Write out each line word for word. Drop pictures.

• _AVAILABLE DATA_
___

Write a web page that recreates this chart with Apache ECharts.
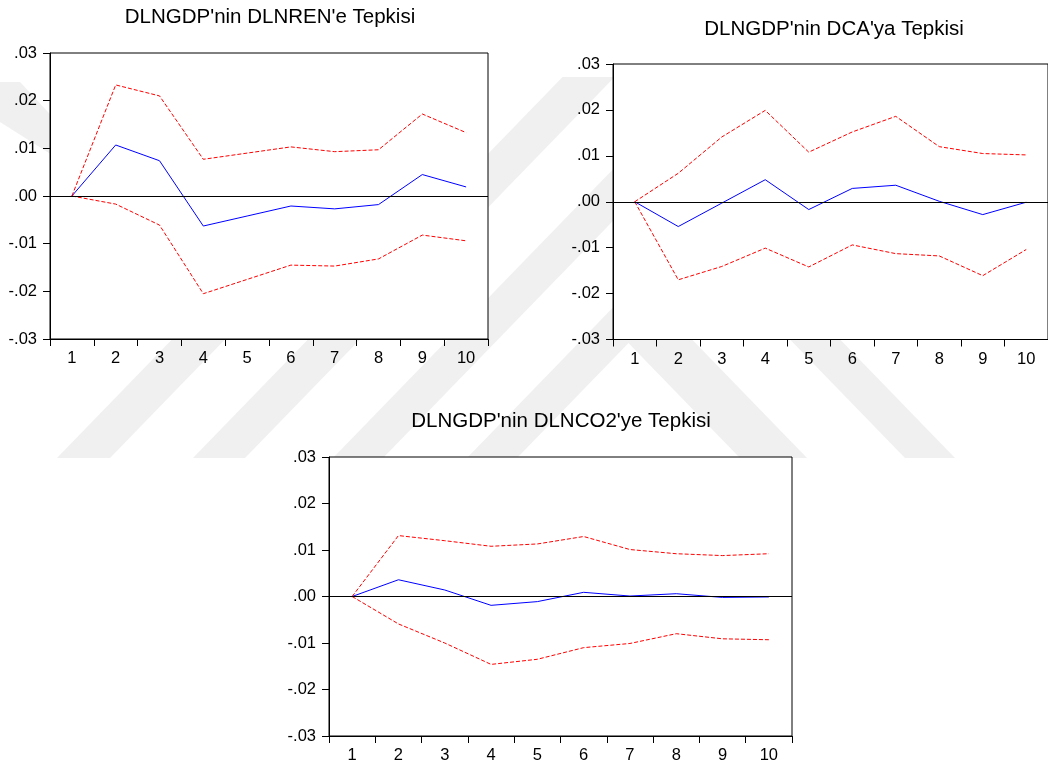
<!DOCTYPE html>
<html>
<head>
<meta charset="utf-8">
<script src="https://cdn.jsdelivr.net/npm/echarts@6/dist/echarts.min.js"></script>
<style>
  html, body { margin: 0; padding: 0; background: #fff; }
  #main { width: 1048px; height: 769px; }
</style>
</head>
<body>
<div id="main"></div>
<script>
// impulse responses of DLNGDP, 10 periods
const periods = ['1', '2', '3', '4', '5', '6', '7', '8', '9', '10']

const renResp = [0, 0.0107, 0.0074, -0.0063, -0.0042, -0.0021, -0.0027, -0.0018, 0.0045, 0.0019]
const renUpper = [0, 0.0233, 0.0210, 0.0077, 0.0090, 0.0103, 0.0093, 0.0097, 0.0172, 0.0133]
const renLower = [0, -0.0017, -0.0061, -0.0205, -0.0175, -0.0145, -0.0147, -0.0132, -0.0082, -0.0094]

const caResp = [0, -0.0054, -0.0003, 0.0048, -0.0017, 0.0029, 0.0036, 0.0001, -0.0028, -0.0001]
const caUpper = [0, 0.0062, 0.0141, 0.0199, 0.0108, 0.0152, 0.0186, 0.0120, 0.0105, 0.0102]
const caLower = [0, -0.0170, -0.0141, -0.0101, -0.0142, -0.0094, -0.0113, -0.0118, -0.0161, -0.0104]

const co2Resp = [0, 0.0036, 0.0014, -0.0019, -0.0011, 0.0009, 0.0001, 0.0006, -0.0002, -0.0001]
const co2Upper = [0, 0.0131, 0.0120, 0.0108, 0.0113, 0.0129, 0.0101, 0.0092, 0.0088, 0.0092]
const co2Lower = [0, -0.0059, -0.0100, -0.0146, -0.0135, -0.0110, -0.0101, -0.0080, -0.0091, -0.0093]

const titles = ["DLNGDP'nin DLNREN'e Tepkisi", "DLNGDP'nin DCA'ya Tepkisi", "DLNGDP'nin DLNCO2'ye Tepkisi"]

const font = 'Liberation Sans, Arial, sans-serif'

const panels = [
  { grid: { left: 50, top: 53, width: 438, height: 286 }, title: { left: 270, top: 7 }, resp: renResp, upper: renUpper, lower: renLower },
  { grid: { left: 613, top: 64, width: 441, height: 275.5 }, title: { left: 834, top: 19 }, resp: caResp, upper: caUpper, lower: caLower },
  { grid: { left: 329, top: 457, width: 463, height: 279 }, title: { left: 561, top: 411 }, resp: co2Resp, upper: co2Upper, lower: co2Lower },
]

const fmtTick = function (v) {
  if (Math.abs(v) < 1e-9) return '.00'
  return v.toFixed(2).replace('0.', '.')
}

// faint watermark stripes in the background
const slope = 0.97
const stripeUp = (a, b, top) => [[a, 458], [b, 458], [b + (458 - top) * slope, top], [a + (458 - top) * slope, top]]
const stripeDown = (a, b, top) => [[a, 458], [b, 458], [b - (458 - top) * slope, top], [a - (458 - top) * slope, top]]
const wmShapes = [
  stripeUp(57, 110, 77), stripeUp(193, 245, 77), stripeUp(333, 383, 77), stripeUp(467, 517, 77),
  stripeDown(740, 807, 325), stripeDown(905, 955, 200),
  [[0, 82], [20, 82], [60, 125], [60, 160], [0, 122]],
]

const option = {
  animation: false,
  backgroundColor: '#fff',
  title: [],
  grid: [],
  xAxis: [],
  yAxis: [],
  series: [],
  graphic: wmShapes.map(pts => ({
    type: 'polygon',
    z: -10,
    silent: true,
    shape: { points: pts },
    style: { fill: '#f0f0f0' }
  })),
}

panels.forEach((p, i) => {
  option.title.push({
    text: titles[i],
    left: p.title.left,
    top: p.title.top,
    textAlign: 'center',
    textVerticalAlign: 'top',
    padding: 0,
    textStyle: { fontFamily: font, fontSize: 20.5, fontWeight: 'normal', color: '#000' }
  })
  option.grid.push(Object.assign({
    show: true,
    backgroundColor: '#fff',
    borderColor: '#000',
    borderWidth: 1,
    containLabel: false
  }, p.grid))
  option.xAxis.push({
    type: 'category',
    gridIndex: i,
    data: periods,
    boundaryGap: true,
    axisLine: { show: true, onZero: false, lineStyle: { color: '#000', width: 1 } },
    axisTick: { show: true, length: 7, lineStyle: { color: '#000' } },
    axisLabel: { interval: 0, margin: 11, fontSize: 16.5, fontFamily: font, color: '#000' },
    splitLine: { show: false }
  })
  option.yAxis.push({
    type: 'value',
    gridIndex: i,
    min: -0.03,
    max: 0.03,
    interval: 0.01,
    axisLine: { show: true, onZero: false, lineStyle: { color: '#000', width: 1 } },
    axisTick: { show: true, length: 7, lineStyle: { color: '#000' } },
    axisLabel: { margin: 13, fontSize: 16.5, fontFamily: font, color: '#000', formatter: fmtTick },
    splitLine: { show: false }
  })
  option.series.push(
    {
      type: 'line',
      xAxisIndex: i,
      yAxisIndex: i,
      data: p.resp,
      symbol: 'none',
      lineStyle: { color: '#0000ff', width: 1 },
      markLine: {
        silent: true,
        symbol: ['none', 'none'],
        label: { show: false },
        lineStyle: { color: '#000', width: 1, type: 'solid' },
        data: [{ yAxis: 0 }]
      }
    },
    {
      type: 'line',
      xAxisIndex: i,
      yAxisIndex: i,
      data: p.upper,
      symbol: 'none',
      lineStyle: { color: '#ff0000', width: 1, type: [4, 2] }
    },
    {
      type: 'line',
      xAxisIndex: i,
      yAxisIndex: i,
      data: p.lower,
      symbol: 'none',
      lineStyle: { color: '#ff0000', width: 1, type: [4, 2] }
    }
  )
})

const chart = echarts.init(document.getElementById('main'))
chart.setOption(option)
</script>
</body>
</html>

___

• _OUTPUT OF THE EXERCISE_
Write a web page that recreates this chart with Apache ECharts.
<!DOCTYPE html>
<html>
<head>
<meta charset="utf-8">
<script src="https://cdn.jsdelivr.net/npm/echarts@6/dist/echarts.min.js"></script>
<style>
  html, body { margin: 0; padding: 0; background: #fff; }
  #main { width: 1048px; height: 769px; }
</style>
</head>
<body>
<div id="main"></div>
<script>
// impulse responses of DLNGDP, 10 periods
const periods = ['1', '2', '3', '4', '5', '6', '7', '8', '9', '10']

const renResp = [0, 0.0107, 0.0074, -0.0063, -0.0042, -0.0021, -0.0027, -0.0018, 0.0045, 0.0019]
const renUpper = [0, 0.0233, 0.0210, 0.0077, 0.0090, 0.0103, 0.0093, 0.0097, 0.0172, 0.0133]
const renLower = [0, -0.0017, -0.0061, -0.0205, -0.0175, -0.0145, -0.0147, -0.0132, -0.0082, -0.0094]

const caResp = [0, -0.0054, -0.0003, 0.0048, -0.0017, 0.0029, 0.0036, 0.0001, -0.0028, -0.0001]
const caUpper = [0, 0.0062, 0.0141, 0.0199, 0.0108, 0.0152, 0.0186, 0.0120, 0.0105, 0.0102]
const caLower = [0, -0.0170, -0.0141, -0.0101, -0.0142, -0.0094, -0.0113, -0.0118, -0.0161, -0.0104]

const co2Resp = [0, 0.0036, 0.0014, -0.0019, -0.0011, 0.0009, 0.0001, 0.0006, -0.0002, -0.0001]
const co2Upper = [0, 0.0131, 0.0120, 0.0108, 0.0113, 0.0129, 0.0101, 0.0092, 0.0088, 0.0092]
const co2Lower = [0, -0.0059, -0.0100, -0.0146, -0.0135, -0.0110, -0.0101, -0.0080, -0.0091, -0.0093]

const titles = ["DLNGDP'nin DLNREN'e Tepkisi", "DLNGDP'nin DCA'ya Tepkisi", "DLNGDP'nin DLNCO2'ye Tepkisi"]

const font = 'Liberation Sans, Arial, sans-serif'

const panels = [
  { grid: { left: 50, top: 53, width: 438, height: 286 }, title: { left: 270, top: 7 }, resp: renResp, upper: renUpper, lower: renLower },
  { grid: { left: 613, top: 64, width: 441, height: 275.5 }, title: { left: 834, top: 19 }, resp: caResp, upper: caUpper, lower: caLower },
  { grid: { left: 329, top: 457, width: 463, height: 279 }, title: { left: 561, top: 411 }, resp: co2Resp, upper: co2Upper, lower: co2Lower },
]

const fmtTick = function (v) {
  if (Math.abs(v) < 1e-9) return '.00'
  return v.toFixed(2).replace('0.', '.')
}

// faint watermark stripes in the background
const slope = 0.97
const stripeUp = (a, b, top) => [[a, 458], [b, 458], [b + (458 - top) * slope, top], [a + (458 - top) * slope, top]]
const stripeDown = (a, b, top) => [[a, 458], [b, 458], [b - (458 - top) * slope, top], [a - (458 - top) * slope, top]]
const wmShapes = [
  stripeUp(57, 110, 77), stripeUp(193, 245, 77), stripeUp(333, 383, 77), stripeUp(467, 517, 77),
  stripeDown(740, 807, 325), stripeDown(905, 955, 200),
  [[0, 82], [20, 82], [60, 125], [60, 160], [0, 122]],
]

const option = {
  animation: false,
  backgroundColor: '#fff',
  title: [],
  grid: [],
  xAxis: [],
  yAxis: [],
  series: [],
  graphic: wmShapes.map(pts => ({
    type: 'polygon',
    z: -10,
    silent: true,
    shape: { points: pts },
    style: { fill: '#f0f0f0' }
  })),
}

panels.forEach((p, i) => {
  option.title.push({
    text: titles[i],
    left: p.title.left,
    top: p.title.top,
    textAlign: 'center',
    textVerticalAlign: 'top',
    padding: 0,
    textStyle: { fontFamily: font, fontSize: 20.5, fontWeight: 'normal', color: '#000' }
  })
  option.grid.push(Object.assign({
    show: true,
    backgroundColor: '#fff',
    borderColor: '#000',
    borderWidth: 1,
    containLabel: false
  }, p.grid))
  option.xAxis.push({
    type: 'category',
    gridIndex: i,
    data: periods,
    boundaryGap: true,
    axisLine: { show: true, onZero: false, lineStyle: { color: '#000', width: 1 } },
    axisTick: { show: true, length: 7, lineStyle: { color: '#000' } },
    axisLabel: { interval: 0, margin: 11, fontSize: 16.5, fontFamily: font, color: '#000' },
    splitLine: { show: false }
  })
  option.yAxis.push({
    type: 'value',
    gridIndex: i,
    min: -0.03,
    max: 0.03,
    interval: 0.01,
    axisLine: { show: true, onZero: false, lineStyle: { color: '#000', width: 1 } },
    axisTick: { show: true, length: 7, lineStyle: { color: '#000' } },
    axisLabel: { margin: 13, fontSize: 16.5, fontFamily: font, color: '#000', formatter: fmtTick },
    splitLine: { show: false }
  })
  option.series.push(
    {
      type: 'line',
      xAxisIndex: i,
      yAxisIndex: i,
      data: p.resp,
      symbol: 'none',
      lineStyle: { color: '#0000ff', width: 1 },
      markLine: {
        silent: true,
        symbol: ['none', 'none'],
        label: { show: false },
        lineStyle: { color: '#000', width: 1, type: 'solid' },
        data: [{ yAxis: 0 }]
      }
    },
    {
      type: 'line',
      xAxisIndex: i,
      yAxisIndex: i,
      data: p.upper,
      symbol: 'none',
      lineStyle: { color: '#ff0000', width: 1, type: [4, 2] }
    },
    {
      type: 'line',
      xAxisIndex: i,
      yAxisIndex: i,
      data: p.lower,
      symbol: 'none',
      lineStyle: { color: '#ff0000', width: 1, type: [4, 2] }
    }
  )
})

const chart = echarts.init(document.getElementById('main'))
chart.setOption(option)
</script>
</body>
</html>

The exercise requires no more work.